The prevalence of asthma increased under the Quality and Outcomes Framework (QOF) in 2019/20, with GPs suggesting a ‘rush’ for inhalers at the start of the pandemic contributed to the rise.
In QOF data released yesterday by NHS Digital, the recorded prevalence of asthma was up 0.42 percentage points in 2019/20, to 6.5%, compared with figures from 2018/19.
Similarly, the prevalence of obesity also increased under the QOF last year, up by 0.37 percentage points to 10.5%.
Depression saw the largest change in recorded prevalence, up 0.8 percentage points to 11.6%, however this is thought to be because patients diagnosed since 2006 continue to be added to the register.
Hypertension recorded the highest prevalence rate at 14.1%, but only changed year on year by 0.11 percentage points.
Swindon GP and QOF expert Dr Gavin Jamie suggested patients trying to get hold of an inhaler prescription in light of the pandemic could have had an effect on the QOF figures.
He said: ‘Asthma has been pretty steady through the years. There did seem to be a bit of a rush for inhalers in March, which was probably Covid related, so that may have an effect on this as patients need both a diagnosis and prescription so this could have boosted numbers on the register.’
Asthma UK’s head of health advice, Emma Rubach, also said the increase in asthma prevalence under the QOF could be down to the pandemic ‘prompting’ patients to secure prescriptions.
She said: ‘Whilst population increases and changes might be a contributory factor, we have heard anecdotally from GPs that coronavirus has prompted people with asthma to take more of an active interest in their condition and its management, including a rush to get prescriptions, especially at the start of the pandemic.’

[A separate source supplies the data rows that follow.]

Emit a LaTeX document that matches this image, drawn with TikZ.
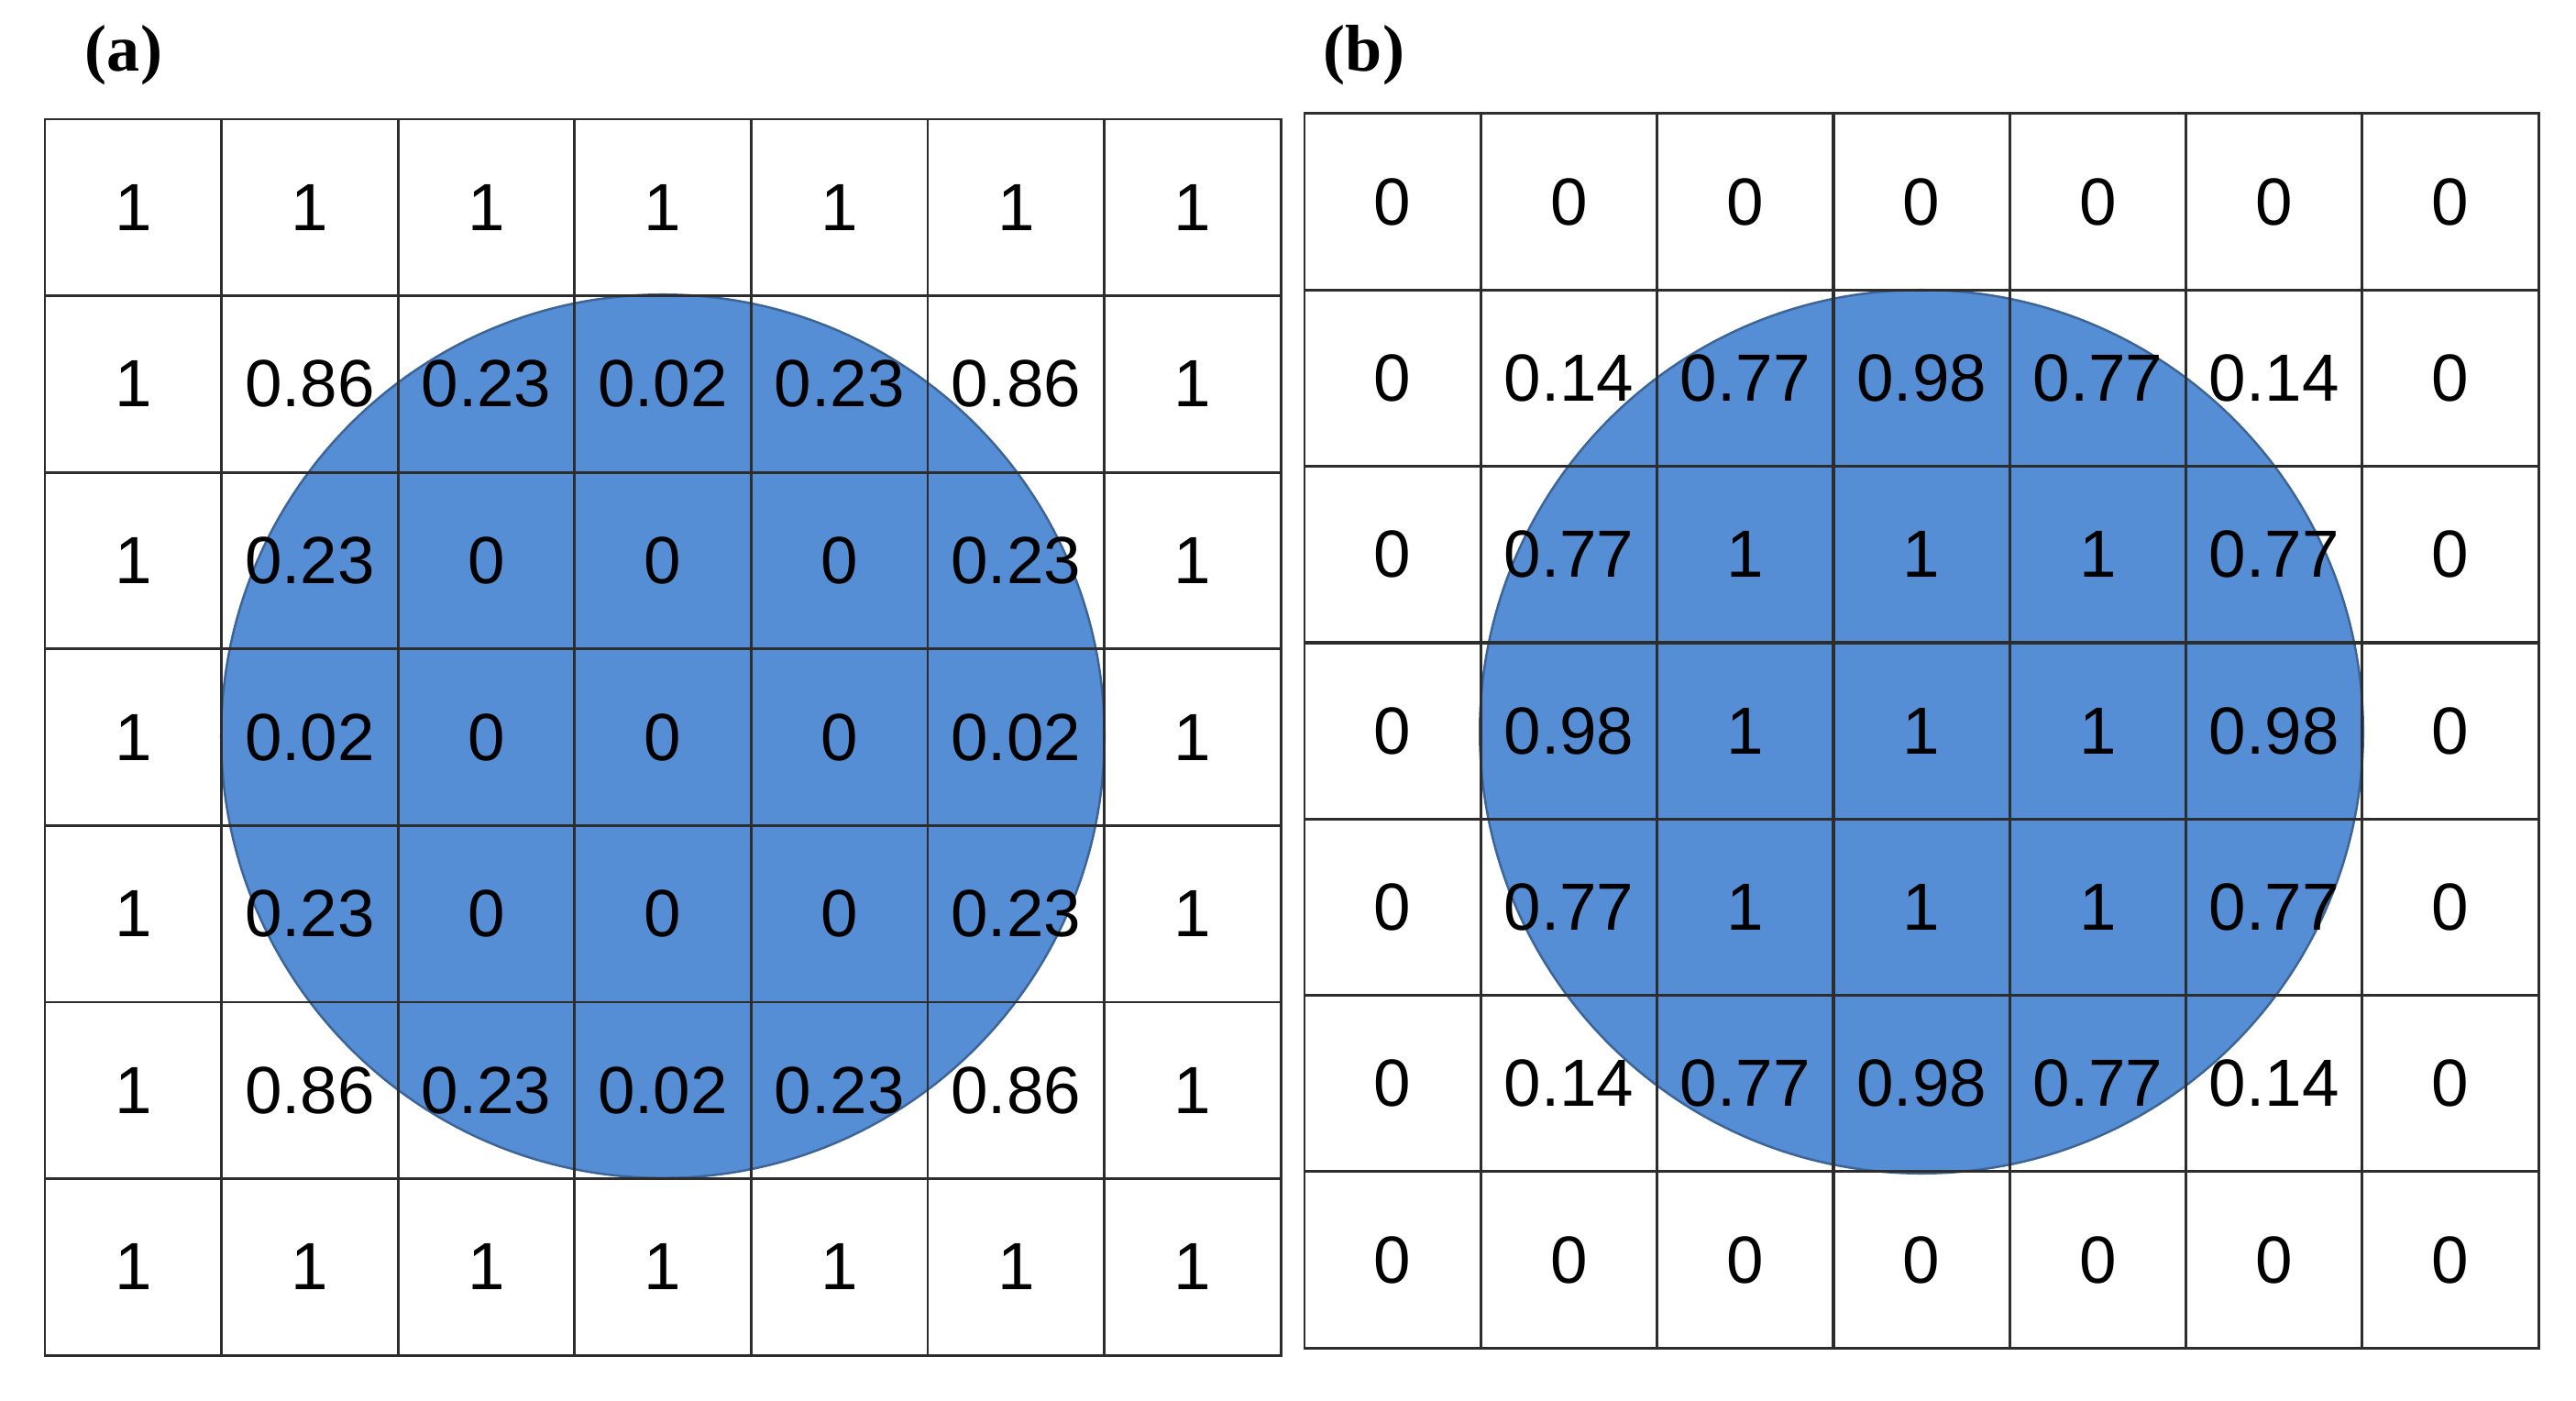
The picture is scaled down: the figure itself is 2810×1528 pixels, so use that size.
\documentclass[tikz,border=0pt]{standalone}
\usepackage{fontspec}
\setmainfont{Liberation Serif}
\newfontfamily\numfont{Liberation Sans}
\begin{document}
\begin{tikzpicture}[x=0.01cm,y=-0.01cm]
\definecolor{circfill}{RGB}{85,142,213}
\definecolor{circline}{RGB}{60,100,150}
\definecolor{gridline}{RGB}{45,45,45}
\tikzset{
  cell/.style={draw=gridline, line width=0.8pt, minimum width=1.925cm, minimum height=1.925cm,
    inner sep=0pt, font=\numfont\fontsize{20.7}{24}\selectfont},
  disc/.style={circle, fill=circfill, draw=circline, line width=0.7pt, minimum size=9.63cm, inner sep=0pt},
  panel/.style={font=\bfseries\fontsize{20.5}{24}\selectfont, inner sep=0pt}
}
\useasboundingbox (0,0) rectangle (2810,1528);
\fill[white] (0,0) rectangle (2810,1528);
% panel labels
\node[panel] (la) at (135,60) {(a)};
\node[panel] (lb) at (1488,60) {(b)};
% circles
\node[disc] (ca) at (723,803) {};
\node[disc] (cb) at (2096,798) {};
% grid (a)
\foreach \row [count=\r from 0] in {
  {1,1,1,1,1,1,1},
  {1,0.86,0.23,0.02,0.23,0.86,1},
  {1,0.23,0,0,0,0.23,1},
  {1,0.02,0,0,0,0.02,1},
  {1,0.23,0,0,0,0.23,1},
  {1,0.86,0.23,0.02,0.23,0.86,1},
  {1,1,1,1,1,1,1}}{
  \foreach \v [count=\c from 0] in \row {
    \node[cell] (a-\r-\c) at ({49+96.3+192.6*\c},{130+96.3+192.6*\r}) {\v};
  }
}
% grid (b)
\foreach \row [count=\r from 0] in {
  {0,0,0,0,0,0,0},
  {0,0.14,0.77,0.98,0.77,0.14,0},
  {0,0.77,1,1,1,0.77,0},
  {0,0.98,1,1,1,0.98,0},
  {0,0.77,1,1,1,0.77,0},
  {0,0.14,0.77,0.98,0.77,0.14,0},
  {0,0,0,0,0,0,0}}{
  \foreach \v [count=\c from 0] in \row {
    \node[cell] (b-\r-\c) at ({1423+96.2+192.3*\c},{124+96.2+192.3*\r}) {\v};
  }
}
\end{tikzpicture}
\end{document}
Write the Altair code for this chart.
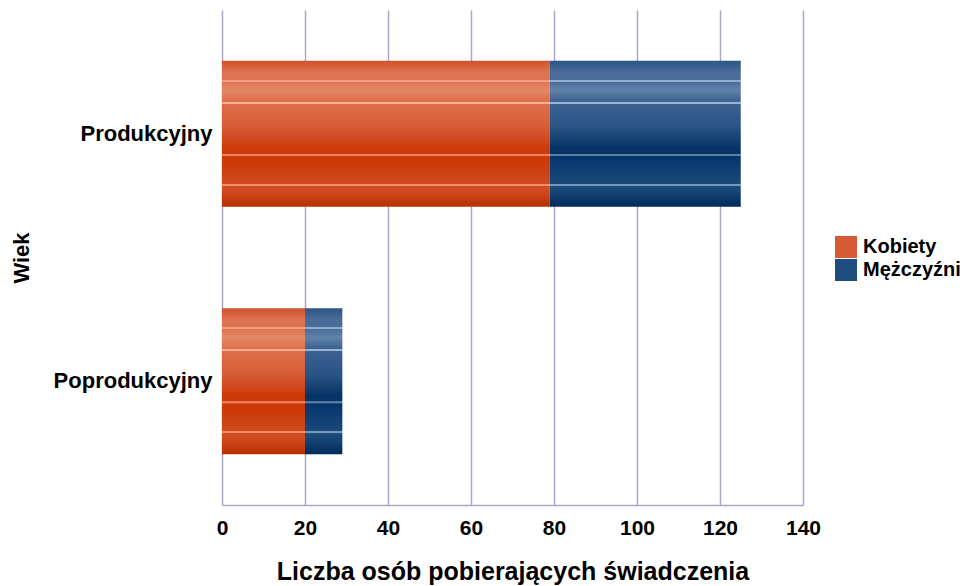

Commenting on the rise in obesity prevalence, Dr Jamie noted the figures appeared to genuinely show an increase in people who are overweight – but that practices are also improving their recording under QOF.
He added: ‘Obesity is only on measurements in the QOF year i.e. patients must have had a BMI of over 30 between April 2019 and March 2020.
‘That means that this is a real rise in the number of patients with a diagnosis, although this is probably as much about practices getting better at QOF and measuring as a rise in obesity in the population.’
However, he also said: ‘The number of patients diagnosed at practices is still quite a lot below the public health estimates.’
It comes as NICE recommendations for GPs to refer a quarter of all patients for weight management services could be introduced next year under the QOF, as part of the Government’s new obesity strategy.
This latest QOF data show GP practices earned fewer points on average under the QOF payment system last year compared with 2018/19 – but achievement was still high.
NHS England has said it will top up a practice’s QOF earnings to the previous year’s cash level if they underperformed due to focussing on Covid-19 work.
But practices are still expecting to miss out on thousands of pounds in money for 2019/20 they had initially been budgeting for, because the top-up up will match last year’s cash level, without taking into account the increase in value for each point this year.